There are positives to using the preferred lender. Once they run your financing and share that with the builder, it’s highly unlikely that your financing wouldn’t go through. If it does, but you can get approved with another lender, some of the really good builders will still give you the credit too. The other reason is that the builder has a lot more comfort with your loan if they know that it’s with their lender. This could mean the difference between getting the home and losing out to another buyer.

5) Beware the Closing Costs

Generally, in the metro DC Area we have what we call transfer taxes and recordation taxes. The contracts call for the sellers to pay “transfer” and the buyer to pay “recordation” and those numbers are usually equal. Builders used to pay their own closing costs for their side.

Sometime in the past decade, builders in certain geographic areas started passing 100% of the closing costs over to the buyers. I believe this was a discrimination suit that the State of Maryland missed. This was happening for a few years only in areas where the average income was lower, the minority population was above 50% and where there were many more first-time buyers. Now all the builders in all locations are passing closing costs on to buyers in full. Their answer for why they do it is “That’s what the credit can be used for.”

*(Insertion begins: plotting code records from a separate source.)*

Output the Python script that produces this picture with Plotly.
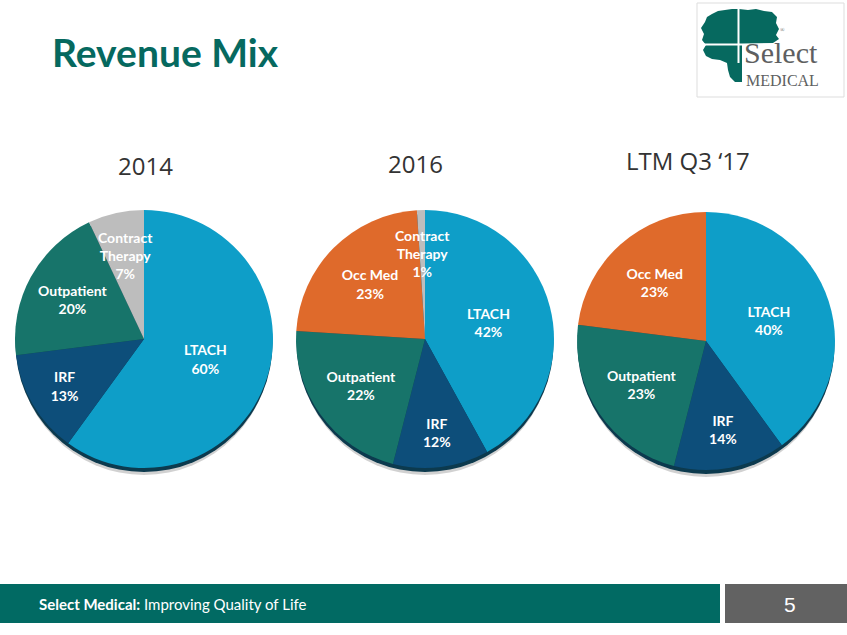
import math
import plotly.graph_objects as go

W, H = 847, 635

# ---- data ----
pie_titles = ["2014", "2016", "LTM Q3 \u201817"]
labels_2014 = ["LTACH", "IRF", "Outpatient", "Contract Therapy"]
values_2014 = [60, 13, 20, 7]
labels_2016 = ["LTACH", "IRF", "Outpatient", "Occ Med", "Contract Therapy"]
values_2016 = [42, 12, 22, 23, 1]
labels_ltm = ["LTACH", "IRF", "Outpatient", "Occ Med"]
values_ltm = [40, 14, 23, 23]

colors = {
    "LTACH": "#0E9EC8",
    "IRF": "#0D4E7A",
    "Outpatient": "#17746A",
    "Contract Therapy": "#BDBDBD",
    "Occ Med": "#DF6A2B",
}

TEAL = "#06695F"
LABEL_FONT = dict(family="Lato", size=14, color="white", weight=700)


def px_x(x):
    return x / W


def px_y(y):
    return 1 - y / H


# pie geometry (pixel centres, radius)
centres = [(144, 339), (425, 339), (706, 341)]
R = 129
title_pos = [(145, 165), (415, 163), (688, 160)]

fig = go.Figure()
shapes = []
annotations = []

for (labels, values), (cx, cy) in zip(
    [(labels_2014, values_2014), (labels_2016, values_2016), (labels_ltm, values_ltm)],
    centres,
):
    small = [l == "Contract Therapy" for l in labels]
    fig.add_trace(
        go.Pie(
            labels=labels,
            values=values,
            sort=False,
            direction="clockwise",
            rotation=0,
            marker=dict(colors=[colors[l] for l in labels], line=dict(width=0)),
            texttemplate="%{label}<br>%{value}%",
            textposition=["none" if s else "inside" for s in small],
            insidetextorientation="horizontal",
            insidetextfont=LABEL_FONT,
            hoverinfo="label+percent",
            showlegend=False,
            domain=dict(
                x=[px_x(cx - R), px_x(cx + R)],
                y=[px_y(cy + R), px_y(cy - R)],
            ),
        )
    )
    # labels of thin slices: placed along the slice's mid-angle
    total = sum(values)
    cum = 0
    for l, v, s in zip(labels, values, small):
        mid = (cum + v / 2) / total * 2 * math.pi
        cum += v
        if not s:
            continue
        rr = 0.66 * R
        lx = cx + rr * math.sin(mid)
        ly = cy - rr * math.cos(mid)
        annotations.append(dict(text="Contract<br>Therapy<br>%d%%" % v, x=px_x(lx),
                                y=px_y(ly), xref="paper", yref="paper",
                                xanchor="center", yanchor="middle", showarrow=False,
                                font=LABEL_FONT))
    # soft shadow + dark rim beneath the pie
    shapes.append(dict(type="circle", xref="paper", yref="paper", layer="below",
                       x0=px_x(cx - R + 2), x1=px_x(cx + R - 2),
                       y0=px_y(cy + R + 7), y1=px_y(cy - R + 7),
                       fillcolor="rgba(0,0,0,0.18)", line=dict(width=0)))
    shapes.append(dict(type="circle", xref="paper", yref="paper", layer="below",
                       x0=px_x(cx - R + 0.5), x1=px_x(cx + R - 0.5),
                       y0=px_y(cy + R + 4), y1=px_y(cy - R + 4),
                       fillcolor="#0C3A4E", line=dict(width=0)))

for t, (tx, ty) in zip(pie_titles, title_pos):
    annotations.append(dict(text=t, x=px_x(tx), y=px_y(ty), xref="paper", yref="paper",
                            xanchor="center", yanchor="middle", showarrow=False,
                            font=dict(family="Open Sans", size=24, color="#333333")))

# title
annotations.append(dict(text="<b>Revenue Mix</b>", x=px_x(50), y=px_y(52), xref="paper",
                        yref="paper", xanchor="left", yanchor="middle", showarrow=False,
                        font=dict(family="Lato", size=39, color=TEAL)))

# footer
shapes.append(dict(type="rect", xref="paper", yref="paper", x0=0, x1=px_x(720),
                   y0=px_y(623), y1=px_y(584), fillcolor="#016A63", line=dict(width=0)))
shapes.append(dict(type="rect", xref="paper", yref="paper", x0=px_x(725), x1=1,
                   y0=px_y(623), y1=px_y(584), fillcolor="#626262", line=dict(width=0)))
annotations.append(dict(text="<b>Select Medical:</b> Improving Quality of Life", x=px_x(37),
                        y=px_y(604), xref="paper", yref="paper", xanchor="left",
                        yanchor="middle", showarrow=False,
                        font=dict(family="Lato", size=15, color="white")))
annotations.append(dict(text="5", x=px_x(790), y=px_y(604), xref="paper", yref="paper",
                        xanchor="center", yanchor="middle", showarrow=False,
                        font=dict(family="Liberation Sans", size=21, color="white")))

# logo box
shapes.append(dict(type="rect", xref="paper", yref="paper", x0=px_x(697), x1=px_x(844),
                   y0=px_y(97), y1=px_y(3), fillcolor="white",
                   line=dict(color="#DDDDDD", width=1)))


def path_from(points):
    return "M " + " L ".join(f"{px_x(x):.5f},{px_y(y):.5f}" for x, y in points) + " Z"


tree = [(712, 14), (718, 11), (725, 10), (732, 9), (739, 9), (748, 10), (756, 9),
        (764, 11), (772, 12), (777, 17), (776, 23), (779, 29), (776, 35), (779, 39),
        (773, 43), (742, 44), (742, 82), (735, 82), (730, 77), (728, 70), (727, 63),
        (720, 60), (712, 59), (706, 56), (703, 50), (706, 45), (702, 40), (704, 34),
        (701, 28), (705, 22), (707, 17)]
shapes.append(dict(type="path", xref="paper", yref="paper", path=path_from(tree),
                   fillcolor="#06695F", line=dict(width=0)))
shapes.append(dict(type="line", xref="paper", yref="paper", x0=px_x(738.5), x1=px_x(738.5),
                   y0=px_y(8), y1=px_y(63), line=dict(color="white", width=2)))
shapes.append(dict(type="line", xref="paper", yref="paper", x0=px_x(700), x1=px_x(780),
                   y0=px_y(44.5), y1=px_y(44.5), line=dict(color="white", width=2)))
annotations.append(dict(text="Select", x=px_x(742), y=px_y(52.5), xref="paper",
                        yref="paper", xanchor="left", yanchor="middle", showarrow=False,
                        font=dict(family="Liberation Serif", size=30, color="#5E5F61")))
annotations.append(dict(text="MEDICAL", x=px_x(744), y=px_y(80), xref="paper",
                        yref="paper", xanchor="left", yanchor="middle", showarrow=False,
                        font=dict(family="Liberation Serif", size=16, color="#5E5F61")))
annotations.append(dict(text="\u00ae", x=px_x(782), y=px_y(30), xref="paper", yref="paper",
                        xanchor="center", yanchor="middle", showarrow=False,
                        font=dict(family="Liberation Serif", size=6, color="#5E5F61")))

fig.update_layout(
    width=W, height=H,
    margin=dict(l=0, r=0, t=0, b=0),
    paper_bgcolor="white", plot_bgcolor="white",
    shapes=shapes, annotations=annotations,
    uniformtext=dict(minsize=14, mode="show"),
)

fig.write_html("out.html", config={"displayModeBar": False},
               post_script="document.body.style.margin='0';")
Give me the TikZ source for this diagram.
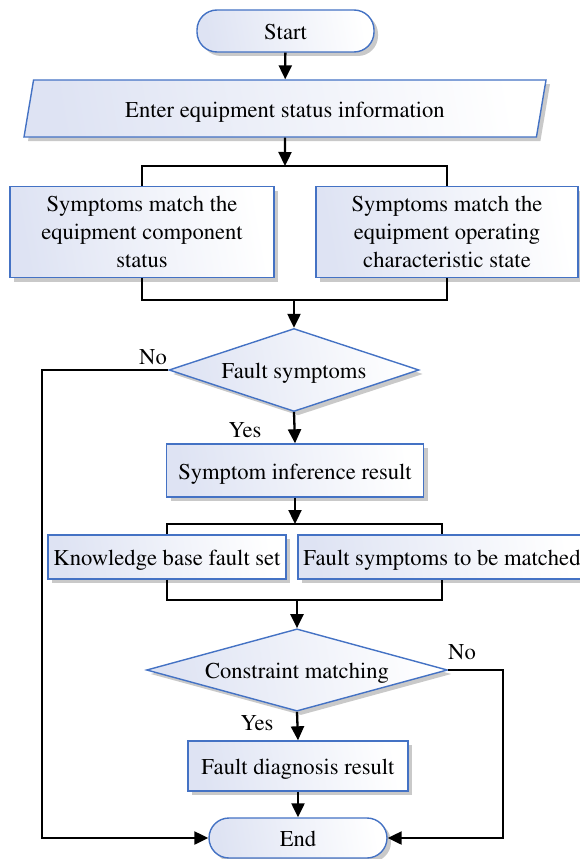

6) Beware the Options and Upgrades

The model home is alluring, sexy and very enticing. It begs you to come in, coo at the features, swoon at the fixtures and decide you need things that you never knew existed. I promise that there is a ton of buyer psychology behind why the model homes are decorated the way they are. The designers who have this job are highly skilled at working on your senses to make you want this home. And this home likely has $250,000 of options and upgrades.

When you price out all the options and upgrades you want, it will be a shock. I highly recommend you focus on the structural items that you want and leave the non-structural options for another day. You should know that the builder’s profits are directly tied to the upgrades. If you bought the base house, their profit on the home would be 18-20% if they are lucky. The profit margin on most options and upgrades are 50%. That’s a high markup. If you buy a ton of options and upgrades, their profit could move closer toward 30%. Choose wisely on the upgrades. I would honestly say this is one of the areas where a skilled agent can really assist you.

7) Understand the Differences between Large Builders and Small Builders

Large homebuilders are typically less flexible than smaller builders, but it also depends on the builder. Large builders have a process and rules and they tend to not stray from their process and rules. The ones who own their own mortgage and title companies are really going to have you over a barrel, but the consolation is you’re going to get a great home from a builder with a high standard and great reputation.

Mid-size builders are going to have pros and cons. But in my opinion, this can be the hardest of the builders to work with. They may not have the years of experience or the deep pockets to employ the best of the best. Sometimes parts of the process can feel a little slack. This could be to your advantage, like when one sales rep took my clients on their word that they were going to buy a certain home. They did, but it took a few days to get the contract and paperwork together and most large builders would not give you that much of a grace period.

Smaller builders may be more flexible. But, if they are only building a few houses a year, their flexibility will not be financial. They may be willing to add or change things in the home, but they can’t wait around for your deposits and loan to be funded. This is typically their own business, but the ones who are great at this will really care for their product and for their buyers and they will do whatever they can to make you happy.

This was a lot, and I could go on about this forever! I hope this helped clear up some of the myths and secrets about new construction.